EX-99.1 2 brhc10047003_ex99-1.htm EXHIBIT 99.1

Exhibit 99.1
 
Borr Drilling Limited - Contemplated up to USD 250 million senior unsecured convertible bond issue and USD 150 million senior secured high yield bond issue
 
NOT FOR DISTRIBUTION IN OR INTO CANADA, AUSTRALIA, JAPAN, SOUTH AFRICA OR ANY OTHER JURISDICTION IN WHICH, OR TO PERSONS IN ANY JURISDICTION TO WHOM, SUCH DISTRIBUTION WOULD BE PROHIBITED BY APPLICABLE LAW.
 
Hamilton, Bermuda, 24 January 2023
 
Borr Drilling Limited (the “Company”) announces today an offering of up to USD 250 million senior unsecured convertible bonds (the “Convertible Bonds”) with a five-year tenor. The Joint Bookrunners have received significant interest from investors for the Convertible Bonds.

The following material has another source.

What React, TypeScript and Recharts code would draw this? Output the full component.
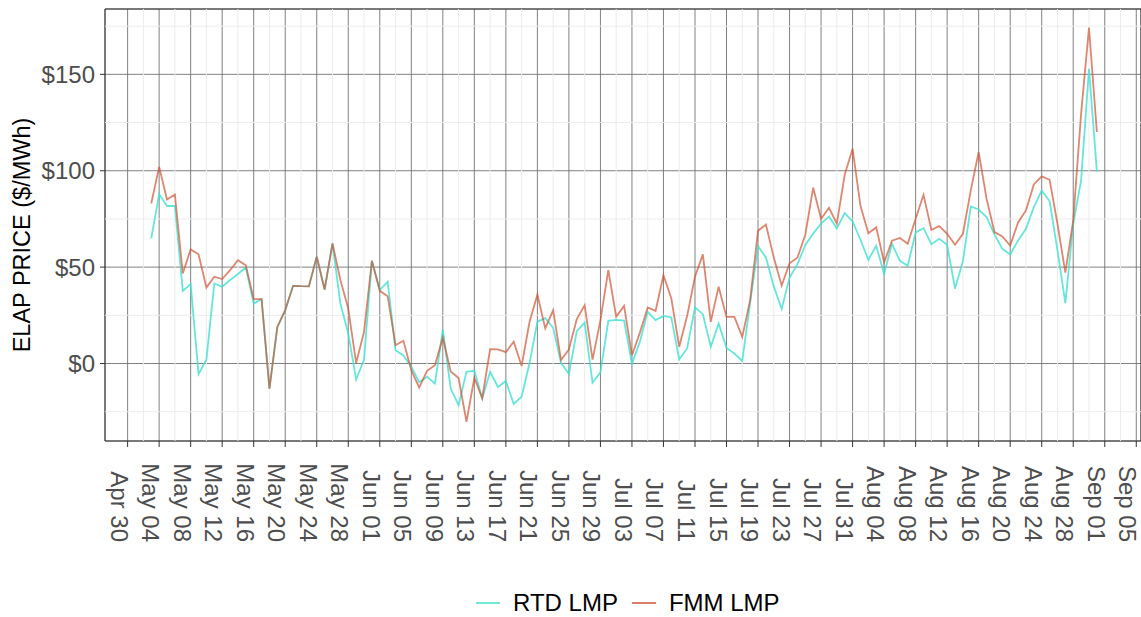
import { LineChart, Line, XAxis, YAxis, CartesianGrid, ReferenceLine, ReferenceArea } from "recharts";

// days counted from Apr 30; first observation is May 03
const firstDay = 3;

const tickLabels = [
  "Apr 30", "May 04", "May 08", "May 12", "May 16", "May 20", "May 24", "May 28",
  "Jun 01", "Jun 05", "Jun 09", "Jun 13", "Jun 17", "Jun 21", "Jun 25", "Jun 29",
  "Jul 03", "Jul 07", "Jul 11", "Jul 15", "Jul 19", "Jul 23", "Jul 27", "Jul 31",
  "Aug 04", "Aug 08", "Aug 12", "Aug 16", "Aug 20", "Aug 24", "Aug 28", "Sep 01", "Sep 05",
];
const tickDays = tickLabels.map((_, i) => i * 4);
const minorDays = tickLabels.slice(0, -1).map((_, i) => i * 4 + 2);

const yTicks = [0, 50, 100, 150];
const yMinor = [-25, 25, 75, 125, 175];

const rtdLmp = [
  64.9, 87.9, 81.7, 81.8, 37.7, 41.2, -5.5, 2.1, 41.5, 39.8,
  43.3, 46.4, 49.8, 31.1, 33.4, -13, 19, 27.7, 40.3, 40.1,
  40, 55.4, 38.4, 62.3, 31.1, 15.6, -8.3, 2.1, 53.3, 38.1,
  42.4, 6.9, 4.2, -1.7, -9.7, -6.9, -10.4, 17.6, -13, -21.6,
  -4.3, -3.8, -18, -4.3, -12.2, -9.1, -21, -17.2, 0.1, 21.7,
  23.5, 18.5, 0.3, -5.4, 16.8, 21.2, -10, -4.6, 22.1, 22.6,
  22.3, 0, 11.2, 26.8, 22.5, 24.7, 23.9, 2.1, 7.8, 29.1,
  25.6, 8.7, 20.8, 8.1, 5.2, 1.4, 31.5, 60.9, 55, 40,
  28.3, 44.6, 51.4, 61.5, 67.4, 72.6, 76.2, 70.1, 78, 73.7,
  64.2, 53.8, 61.1, 46.5, 62.1, 53.3, 50.7, 68, 70.2, 61.9,
  64.7, 61.6, 38.8, 53.1, 81.5, 79.9, 76, 67, 59.5, 56.6,
  63.8, 69.9, 81.1, 89.8, 84.3, 58.7, 31.3, 72.5, 95, 152.9,
  99.7,
];

const fmmLmp = [
  83, 102, 85.1, 87.7, 46.7, 59.2, 56.7, 39.4, 45, 43.8,
  48.4, 53.6, 51, 33.4, 33.4, -13, 19, 27.7, 40.3, 40.1,
  40, 55.4, 38.4, 62.3, 43.3, 28.5, 0.3, 16.4, 53.3, 37.7,
  34.9, 9.5, 11.8, -3.5, -12.5, -3.8, -0.9, 13.4, -4.1, -7.5,
  -30.2, -7.4, -18, 7.4, 7.3, 5.9, 11.3, -1.3, 21.5, 35.7,
  18.2, 27.6, 1.8, 7.3, 23, 30.2, 2, 22.4, 48.4, 24.3,
  29.9, 4.3, 15.9, 29.1, 27.3, 45.8, 33.7, 8.7, 24.6, 45,
  56.6, 21.6, 39.8, 24.2, 24.2, 13.8, 32.9, 68.9, 72.1, 55,
  40.4, 52, 54.9, 66.8, 91.2, 75, 80.8, 72.6, 97.9, 111.4,
  81.8, 67.6, 70.6, 52.4, 63.7, 65.1, 62.1, 75.1, 87.5, 69.3,
  71.3, 67.3, 61.6, 67.3, 89.8, 109.7, 85.5, 68.2, 65.9, 61.2,
  73.2, 79.4, 92.9, 97.1, 95.3, 72.5, 47.1, 74.2, 129.6, 174.2,
  120.1,
];

const data = rtdLmp.map((v, i) => ({ day: firstDay + i, rtd: v, fmm: fmmLmp[i] }));

const X_DOMAIN: [number, number] = [-2.87, 128.6];
const Y_DOMAIN: [number, number] = [-40.2, 183.9];

const FONT = "'Liberation Sans', Arial, Helvetica, sans-serif";
const RTD_COLOR = "#40E0D0";
const FMM_COLOR = "#CC5434";

function XTick({ x, y, payload }: any) {
  const i = tickDays.indexOf(payload.value);
  const ax = x - 17;
  const ay = y + 93;
  return (
    <text
      x={ax}
      y={ay}
      transform={`rotate(90, ${ax}, ${ay})`}
      textAnchor="end"
      fill="#4d4d4d"
      fontSize={24}
      fontFamily={FONT}
    >
      {tickLabels[i]}
    </text>
  );
}

function YTitle({ viewBox }: any) {
  const cx = 22;
  const cy = viewBox.y + viewBox.height / 2 + 10;
  return (
    <text
      x={cx}
      y={cy}
      transform={`rotate(-90, ${cx}, ${cy})`}
      textAnchor="middle"
      dominantBaseline="central"
      fill="#000"
      fontSize={23.5}
      fontFamily={FONT}
    >
      ELAP PRICE ($/MWh)
    </text>
  );
}

function LegendItem({ color, label }: { color: string; label: string }) {
  return (
    <span style={{ display: "flex", alignItems: "center" }}>
      <span
        style={{ width: 24, height: 2, background: color, opacity: 0.75, display: "inline-block", marginRight: 13 }}
      />
      <span>{label}</span>
    </span>
  );
}

export default function App() {
  return (
    <div style={{ position: "absolute", left: 0, top: 0, width: 1141, height: 617, background: "#fff", fontFamily: FONT }}>
      <LineChart width={1141} height={617} data={data} margin={{ top: 9, right: 0, bottom: 0, left: 0 }}>
        <CartesianGrid stroke="#737373" strokeWidth={0.9} />
        {minorDays.map((d) => (
          <ReferenceLine key={`mx${d}`} x={d} stroke="#ececec" strokeWidth={1} />
        ))}
        {yMinor.map((v) => (
          <ReferenceLine key={`my${v}`} y={v} stroke="#ececec" strokeWidth={1} ifOverflow="discard" />
        ))}
        <XAxis
          type="number"
          dataKey="day"
          domain={X_DOMAIN}
          allowDataOverflow
          ticks={tickDays}
          interval={0}
          height={176}
          tickSize={6}
          tickMargin={2}
          axisLine={false}
          tickLine={{ stroke: "#333" }}
          tick={<XTick />}
        />
        <YAxis
          type="number"
          domain={Y_DOMAIN}
          allowDataOverflow
          ticks={yTicks}
          width={105}
          tickSize={5}
          tickMargin={5}
          axisLine={false}
          tickLine={{ stroke: "#333" }}
          tickFormatter={(v: number) => `$${v}`}
          tick={{ fill: "#4d4d4d", fontSize: 24, fontFamily: FONT }}
          label={{ content: (p: any) => <YTitle {...p} /> }}
        />
        <ReferenceArea
          x1={X_DOMAIN[0]}
          x2={X_DOMAIN[1]}
          y1={Y_DOMAIN[0]}
          y2={Y_DOMAIN[1]}
          fill="none"
          stroke="#333"
          strokeWidth={1}
        />
        <Line
          type="linear"
          dataKey="rtd"
          stroke={RTD_COLOR}
          strokeOpacity={0.8}
          strokeWidth={1.8}
          dot={false}
          isAnimationActive={false}
        />
        <Line
          type="linear"
          dataKey="fmm"
          stroke={FMM_COLOR}
          strokeOpacity={0.7}
          strokeWidth={1.8}
          dot={false}
          isAnimationActive={false}
        />
      </LineChart>
      <div
        style={{
          position: "absolute",
          left: 476,
          top: 589,
          display: "flex",
          gap: 14,
          fontSize: 24,
          lineHeight: "28px",
          color: "#000",
        }}
      >
        <LegendItem color={RTD_COLOR} label="RTD LMP" />
        <LegendItem color={FMM_COLOR} label="FMM LMP" />
      </div>
    </div>
  );
}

Concurrently, the company announces that it will hold a series of fixed income meetings for a contemplated USD 150 million three-years senior secured 1st lien bond subject to, inter alia, market conditions (the “High Yield Bonds”).
 
The Convertible Bonds will, in accordance with their terms, be convertible into shares of the Company (the “Shares”). The Conversion Price for the Convertible Bonds will be determined by the average VWAP on Oslo Børs on each of 25 and 26 January 2023.
 
The proceeds from the Convertible Bonds will be used to refinance the outstanding USD 350 million of convertible bonds due 23 May 2023 and for general corporate purposes. The Convertible Bonds are subject customary third-party approvals, including but not limited to shareholder approval to increase the authorised capital of the Company and creditor consents.
 
The Convertible Bonds will be issued and redeemed at 100% of their principal amount of USD 200,000 and will, unless previously redeemed, converted or purchased and cancelled, mature in February 2028.
 
Pricing terms for the Convertible Bonds are expected to be announced tomorrow and the Convertible Bonds are expected to be issued on or around 8 February 2023 (the “Issue Date”).
 
The Company and the Company’s major shareholder, Drew Holdings (the “Shareholder” and together with the Company, the “Lenders”) will, subject to successful placing of the Convertible Bonds, enter into stock lending arrangements on or around the date hereof in respect of 25 million Shares in aggregate for the purposes of facilitating investors’ hedging activities, of which 15 million shares will be available immediately.
 
The immediately available shares will be borrowed by the Company from the Shareholder. The Company will then lend these to the Joint Bookrunners. In order to re-deliver the borrowed shares to the Shareholder and act as the lender of the shares used to facilitate investors’ hedging activities, the Company will issue 15 million shares and as soon as possible deliver these shares to the Shareholder as settlement for the loan. The Company will pay the Shareholder a market-based borrowing fee until the Shareholder receives its shares.
 
This information is considered to be inside information pursuant to the EU Market Abuse Regulation and is subject to the disclosure requirements pursuant to Section 5-12 the Norwegian Securities Trading Act.
 
This stock exchange release was published by Andreas Lavik Lie, VP Treasury & Investor Relations, on 24 January 2023 at 22:30 CET.
 
This announcement does not constitute an offer of securities for sale in the United States. The securities referenced herein has not been registered under the Securities Act of 1933 (the “Act”) and may not be offered or sold in the United States or to U.S. persons (other than distributors) unless the securities are registered under the Act, or an exemption from the registration requirements of the Act is available.